◆ **YOUR GOAL**: Using the data beneath, show every line that includes the word "with".

◆ **A block of data**:
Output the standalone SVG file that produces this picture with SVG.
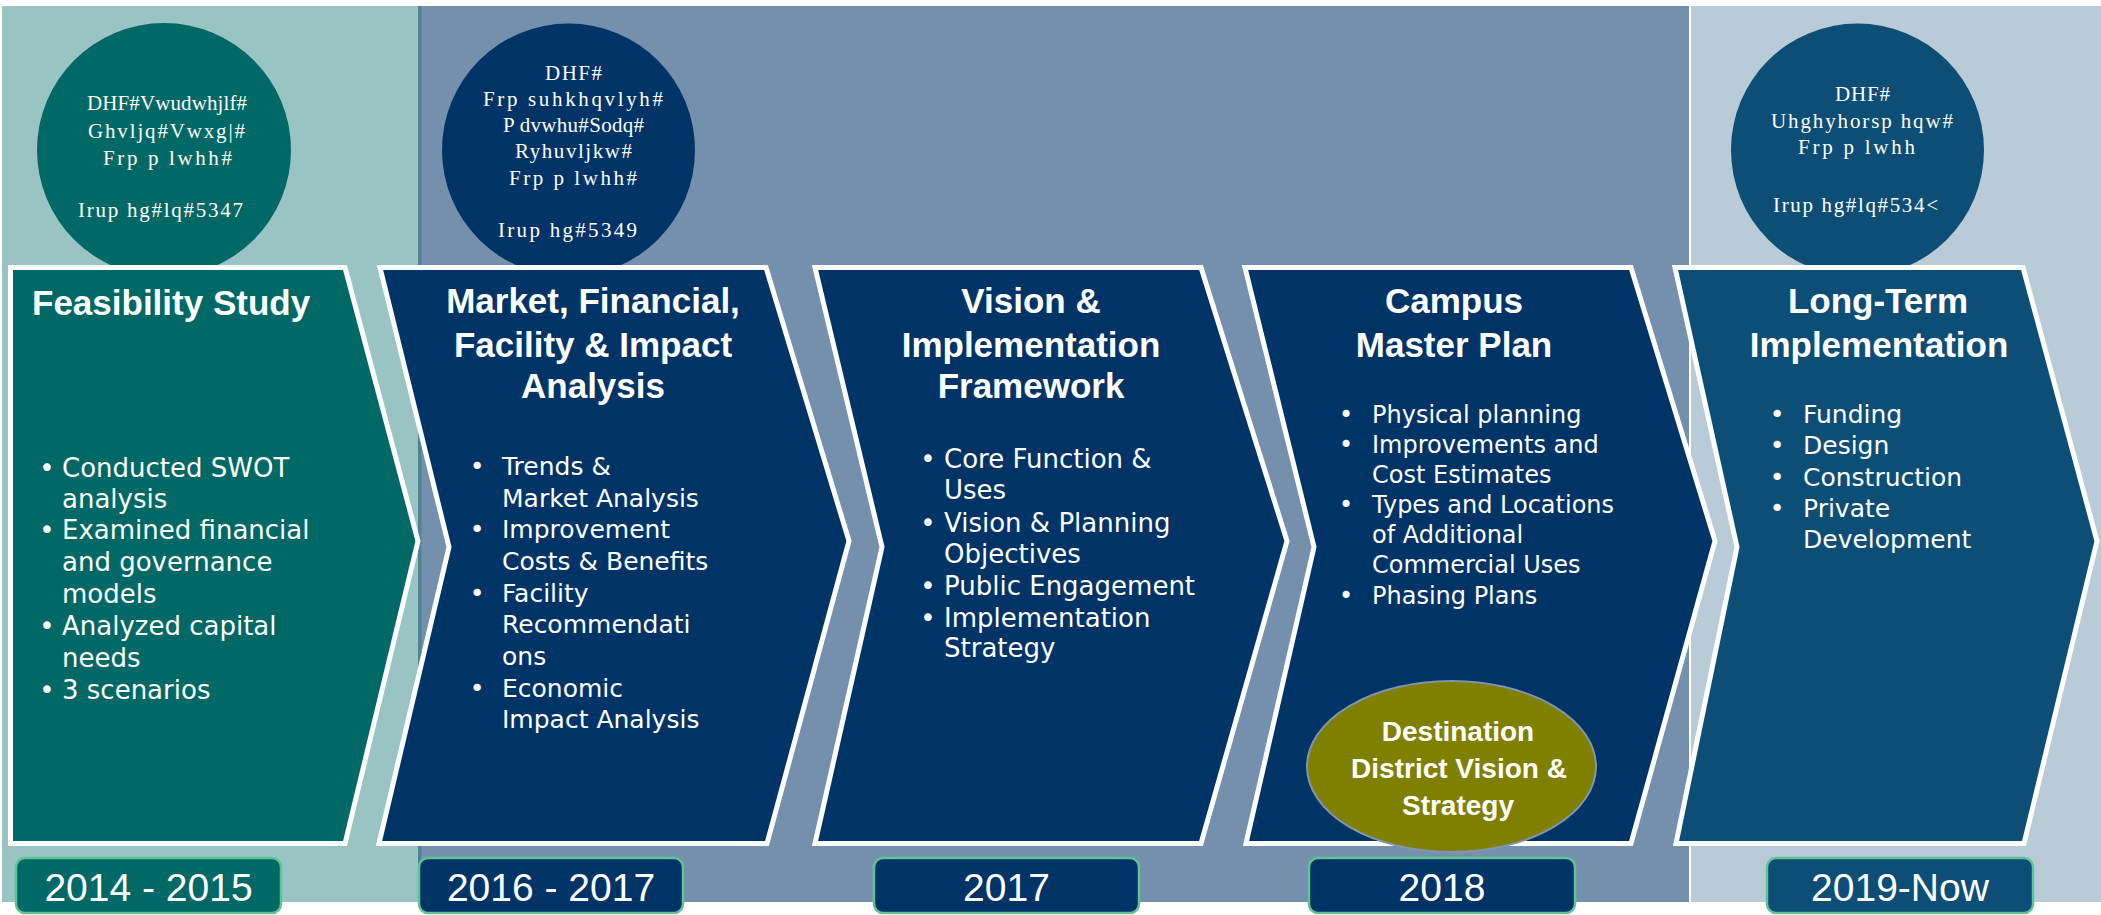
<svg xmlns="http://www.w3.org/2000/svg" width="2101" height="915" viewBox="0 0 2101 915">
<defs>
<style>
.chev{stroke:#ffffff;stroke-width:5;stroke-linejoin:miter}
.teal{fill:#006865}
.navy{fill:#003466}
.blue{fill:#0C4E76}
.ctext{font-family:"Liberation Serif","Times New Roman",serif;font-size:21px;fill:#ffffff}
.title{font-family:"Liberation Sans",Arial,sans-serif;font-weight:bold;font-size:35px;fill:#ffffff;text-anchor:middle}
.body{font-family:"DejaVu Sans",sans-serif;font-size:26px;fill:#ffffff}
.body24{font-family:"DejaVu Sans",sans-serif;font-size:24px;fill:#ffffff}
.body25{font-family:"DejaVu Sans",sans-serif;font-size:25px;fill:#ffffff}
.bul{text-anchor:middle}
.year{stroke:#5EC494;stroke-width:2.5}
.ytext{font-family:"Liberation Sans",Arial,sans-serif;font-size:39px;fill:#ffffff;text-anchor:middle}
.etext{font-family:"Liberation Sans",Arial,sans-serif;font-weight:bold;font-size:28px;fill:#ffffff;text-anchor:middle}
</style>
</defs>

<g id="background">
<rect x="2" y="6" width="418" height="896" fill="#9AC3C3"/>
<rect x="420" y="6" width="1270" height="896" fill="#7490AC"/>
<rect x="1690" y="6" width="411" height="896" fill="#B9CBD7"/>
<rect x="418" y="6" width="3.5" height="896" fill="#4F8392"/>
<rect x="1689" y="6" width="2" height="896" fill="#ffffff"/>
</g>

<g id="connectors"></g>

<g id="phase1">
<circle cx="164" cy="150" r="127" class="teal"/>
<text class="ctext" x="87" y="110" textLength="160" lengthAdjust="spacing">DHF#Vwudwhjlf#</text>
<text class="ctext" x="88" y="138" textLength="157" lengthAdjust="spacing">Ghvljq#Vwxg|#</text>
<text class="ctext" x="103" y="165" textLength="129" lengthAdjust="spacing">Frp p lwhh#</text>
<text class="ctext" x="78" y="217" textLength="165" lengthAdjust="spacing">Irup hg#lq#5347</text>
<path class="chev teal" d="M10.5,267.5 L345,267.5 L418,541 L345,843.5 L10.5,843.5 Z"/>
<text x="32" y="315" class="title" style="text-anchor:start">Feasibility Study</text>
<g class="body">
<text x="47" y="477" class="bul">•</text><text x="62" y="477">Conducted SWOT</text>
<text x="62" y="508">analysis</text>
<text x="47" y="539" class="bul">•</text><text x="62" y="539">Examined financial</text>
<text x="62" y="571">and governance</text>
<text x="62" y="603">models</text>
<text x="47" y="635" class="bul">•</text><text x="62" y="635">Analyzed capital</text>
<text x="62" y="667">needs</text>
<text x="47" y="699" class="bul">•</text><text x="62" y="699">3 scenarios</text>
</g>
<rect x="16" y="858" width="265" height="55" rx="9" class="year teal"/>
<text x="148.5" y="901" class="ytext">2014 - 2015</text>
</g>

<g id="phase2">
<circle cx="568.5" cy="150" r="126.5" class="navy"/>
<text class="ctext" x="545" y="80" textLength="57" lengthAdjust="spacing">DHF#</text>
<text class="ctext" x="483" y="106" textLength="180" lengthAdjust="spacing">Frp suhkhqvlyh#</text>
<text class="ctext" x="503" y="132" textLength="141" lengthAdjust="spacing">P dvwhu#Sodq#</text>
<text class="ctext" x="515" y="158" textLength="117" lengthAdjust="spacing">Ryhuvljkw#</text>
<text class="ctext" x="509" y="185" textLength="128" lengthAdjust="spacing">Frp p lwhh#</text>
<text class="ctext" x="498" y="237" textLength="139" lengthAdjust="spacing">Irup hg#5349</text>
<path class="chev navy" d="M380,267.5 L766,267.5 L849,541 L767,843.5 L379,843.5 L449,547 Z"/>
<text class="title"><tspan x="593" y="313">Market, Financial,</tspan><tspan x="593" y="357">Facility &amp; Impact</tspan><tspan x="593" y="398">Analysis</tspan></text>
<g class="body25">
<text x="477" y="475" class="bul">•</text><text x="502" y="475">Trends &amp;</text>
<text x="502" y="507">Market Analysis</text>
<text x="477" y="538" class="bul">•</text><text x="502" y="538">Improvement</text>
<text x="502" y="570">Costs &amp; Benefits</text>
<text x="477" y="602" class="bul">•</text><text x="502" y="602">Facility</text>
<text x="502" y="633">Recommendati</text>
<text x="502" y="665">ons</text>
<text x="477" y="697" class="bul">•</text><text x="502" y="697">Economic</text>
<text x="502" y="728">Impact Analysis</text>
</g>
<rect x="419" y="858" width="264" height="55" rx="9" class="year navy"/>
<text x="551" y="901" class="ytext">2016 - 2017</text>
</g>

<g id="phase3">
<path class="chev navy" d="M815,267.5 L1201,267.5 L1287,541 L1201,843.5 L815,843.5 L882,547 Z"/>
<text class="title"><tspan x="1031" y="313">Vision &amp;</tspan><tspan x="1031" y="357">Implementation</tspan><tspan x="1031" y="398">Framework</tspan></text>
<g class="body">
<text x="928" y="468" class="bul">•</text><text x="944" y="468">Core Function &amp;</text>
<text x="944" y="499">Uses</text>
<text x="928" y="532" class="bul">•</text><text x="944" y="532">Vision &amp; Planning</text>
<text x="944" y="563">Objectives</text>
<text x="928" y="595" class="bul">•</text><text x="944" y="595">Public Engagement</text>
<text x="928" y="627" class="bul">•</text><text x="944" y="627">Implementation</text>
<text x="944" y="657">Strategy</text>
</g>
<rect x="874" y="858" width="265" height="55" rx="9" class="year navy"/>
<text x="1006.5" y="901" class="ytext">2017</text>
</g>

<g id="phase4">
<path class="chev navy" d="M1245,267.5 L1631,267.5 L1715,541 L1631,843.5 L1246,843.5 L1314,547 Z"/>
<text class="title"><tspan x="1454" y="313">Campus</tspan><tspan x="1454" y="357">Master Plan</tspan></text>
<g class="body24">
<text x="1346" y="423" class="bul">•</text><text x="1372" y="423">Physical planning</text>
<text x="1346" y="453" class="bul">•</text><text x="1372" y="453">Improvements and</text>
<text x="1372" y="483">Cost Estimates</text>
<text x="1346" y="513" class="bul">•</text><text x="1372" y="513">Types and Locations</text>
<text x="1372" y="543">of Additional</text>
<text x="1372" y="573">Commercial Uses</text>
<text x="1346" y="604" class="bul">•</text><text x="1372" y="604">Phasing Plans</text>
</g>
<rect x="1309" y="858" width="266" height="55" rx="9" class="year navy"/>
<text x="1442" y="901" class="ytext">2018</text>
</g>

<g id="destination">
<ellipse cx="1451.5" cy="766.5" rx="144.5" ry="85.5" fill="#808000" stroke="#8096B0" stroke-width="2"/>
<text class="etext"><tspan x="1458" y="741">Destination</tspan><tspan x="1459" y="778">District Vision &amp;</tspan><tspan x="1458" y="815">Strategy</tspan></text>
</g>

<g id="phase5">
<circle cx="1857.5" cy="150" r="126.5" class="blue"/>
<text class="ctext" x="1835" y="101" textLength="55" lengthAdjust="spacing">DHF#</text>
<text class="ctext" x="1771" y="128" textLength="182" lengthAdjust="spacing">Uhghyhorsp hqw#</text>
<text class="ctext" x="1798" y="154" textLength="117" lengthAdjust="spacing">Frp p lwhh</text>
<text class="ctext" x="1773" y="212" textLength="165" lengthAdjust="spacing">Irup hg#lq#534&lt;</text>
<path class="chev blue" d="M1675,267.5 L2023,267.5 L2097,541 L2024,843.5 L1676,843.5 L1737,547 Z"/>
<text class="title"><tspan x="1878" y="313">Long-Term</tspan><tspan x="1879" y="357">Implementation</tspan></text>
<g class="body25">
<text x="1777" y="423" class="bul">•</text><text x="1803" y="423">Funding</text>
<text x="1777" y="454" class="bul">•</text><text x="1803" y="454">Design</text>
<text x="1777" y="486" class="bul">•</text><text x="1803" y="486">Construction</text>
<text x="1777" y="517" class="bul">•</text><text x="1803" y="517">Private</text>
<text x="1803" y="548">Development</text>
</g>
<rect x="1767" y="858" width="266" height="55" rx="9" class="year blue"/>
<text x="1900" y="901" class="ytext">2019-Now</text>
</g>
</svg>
...
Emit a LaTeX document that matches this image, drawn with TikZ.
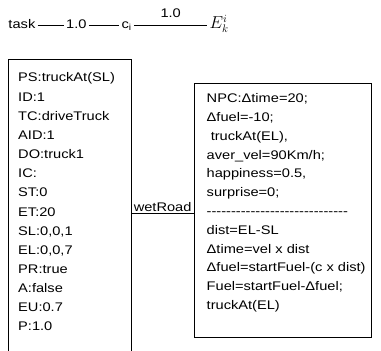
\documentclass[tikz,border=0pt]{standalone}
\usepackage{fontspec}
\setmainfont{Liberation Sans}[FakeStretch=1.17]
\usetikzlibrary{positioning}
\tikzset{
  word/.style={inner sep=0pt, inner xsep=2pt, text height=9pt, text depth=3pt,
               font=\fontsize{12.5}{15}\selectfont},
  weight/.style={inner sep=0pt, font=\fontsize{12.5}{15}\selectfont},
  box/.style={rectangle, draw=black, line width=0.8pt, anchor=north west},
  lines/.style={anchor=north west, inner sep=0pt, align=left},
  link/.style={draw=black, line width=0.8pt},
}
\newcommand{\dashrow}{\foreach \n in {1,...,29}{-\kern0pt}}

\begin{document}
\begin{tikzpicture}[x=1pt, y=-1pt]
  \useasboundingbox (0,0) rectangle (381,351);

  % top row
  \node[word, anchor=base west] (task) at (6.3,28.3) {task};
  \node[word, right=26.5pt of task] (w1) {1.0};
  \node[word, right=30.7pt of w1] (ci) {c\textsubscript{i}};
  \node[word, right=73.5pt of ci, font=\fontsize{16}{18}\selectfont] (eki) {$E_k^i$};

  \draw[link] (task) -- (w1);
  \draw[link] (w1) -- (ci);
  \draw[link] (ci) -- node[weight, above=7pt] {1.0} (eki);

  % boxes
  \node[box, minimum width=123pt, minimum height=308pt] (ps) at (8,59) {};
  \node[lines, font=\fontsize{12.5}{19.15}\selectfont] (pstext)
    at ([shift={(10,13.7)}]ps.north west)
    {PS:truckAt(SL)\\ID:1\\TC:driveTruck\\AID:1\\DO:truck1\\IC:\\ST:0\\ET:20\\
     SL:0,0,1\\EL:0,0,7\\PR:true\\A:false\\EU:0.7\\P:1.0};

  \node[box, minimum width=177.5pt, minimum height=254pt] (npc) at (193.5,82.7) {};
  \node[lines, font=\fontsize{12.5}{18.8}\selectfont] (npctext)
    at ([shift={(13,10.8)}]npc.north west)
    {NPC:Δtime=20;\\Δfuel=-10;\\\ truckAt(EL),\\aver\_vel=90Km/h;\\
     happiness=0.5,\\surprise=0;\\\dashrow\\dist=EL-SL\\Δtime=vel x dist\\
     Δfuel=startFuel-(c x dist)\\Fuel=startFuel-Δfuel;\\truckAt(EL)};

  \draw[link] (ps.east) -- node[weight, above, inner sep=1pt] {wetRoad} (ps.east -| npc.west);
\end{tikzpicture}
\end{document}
* * *
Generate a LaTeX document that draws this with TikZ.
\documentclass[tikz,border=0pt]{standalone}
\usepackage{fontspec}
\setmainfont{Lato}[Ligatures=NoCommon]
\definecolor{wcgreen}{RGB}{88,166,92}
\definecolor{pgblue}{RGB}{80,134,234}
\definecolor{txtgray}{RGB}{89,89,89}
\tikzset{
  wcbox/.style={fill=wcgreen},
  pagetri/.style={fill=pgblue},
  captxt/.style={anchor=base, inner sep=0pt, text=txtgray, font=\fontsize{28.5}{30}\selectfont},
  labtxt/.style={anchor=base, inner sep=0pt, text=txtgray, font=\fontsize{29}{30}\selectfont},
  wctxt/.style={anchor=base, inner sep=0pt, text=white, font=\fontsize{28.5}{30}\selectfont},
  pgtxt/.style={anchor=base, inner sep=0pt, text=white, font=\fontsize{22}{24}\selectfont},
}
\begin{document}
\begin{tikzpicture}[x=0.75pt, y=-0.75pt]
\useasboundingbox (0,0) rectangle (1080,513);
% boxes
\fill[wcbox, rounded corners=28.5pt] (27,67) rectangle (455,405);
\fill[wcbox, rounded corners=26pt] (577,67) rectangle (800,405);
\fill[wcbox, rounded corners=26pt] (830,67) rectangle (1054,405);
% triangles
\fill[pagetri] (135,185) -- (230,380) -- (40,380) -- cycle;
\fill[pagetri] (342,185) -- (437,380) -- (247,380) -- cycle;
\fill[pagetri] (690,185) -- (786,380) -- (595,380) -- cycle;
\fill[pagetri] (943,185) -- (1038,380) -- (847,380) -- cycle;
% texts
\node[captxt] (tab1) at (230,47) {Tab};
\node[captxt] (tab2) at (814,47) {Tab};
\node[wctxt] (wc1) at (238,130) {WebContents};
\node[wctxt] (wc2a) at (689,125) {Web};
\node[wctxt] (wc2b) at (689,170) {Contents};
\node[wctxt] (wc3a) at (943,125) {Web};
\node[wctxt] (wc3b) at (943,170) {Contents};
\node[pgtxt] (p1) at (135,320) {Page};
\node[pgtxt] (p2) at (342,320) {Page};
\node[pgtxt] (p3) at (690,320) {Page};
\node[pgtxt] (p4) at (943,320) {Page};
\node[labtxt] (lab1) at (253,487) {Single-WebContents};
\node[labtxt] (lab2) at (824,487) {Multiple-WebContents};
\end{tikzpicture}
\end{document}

◆ **WRITTEN REPLY**:
Output the standalone SVG file that produces this picture with SVG.
Emit a LaTeX document that matches this image, drawn with TikZ.
Generate a LaTeX document that draws this with TikZ.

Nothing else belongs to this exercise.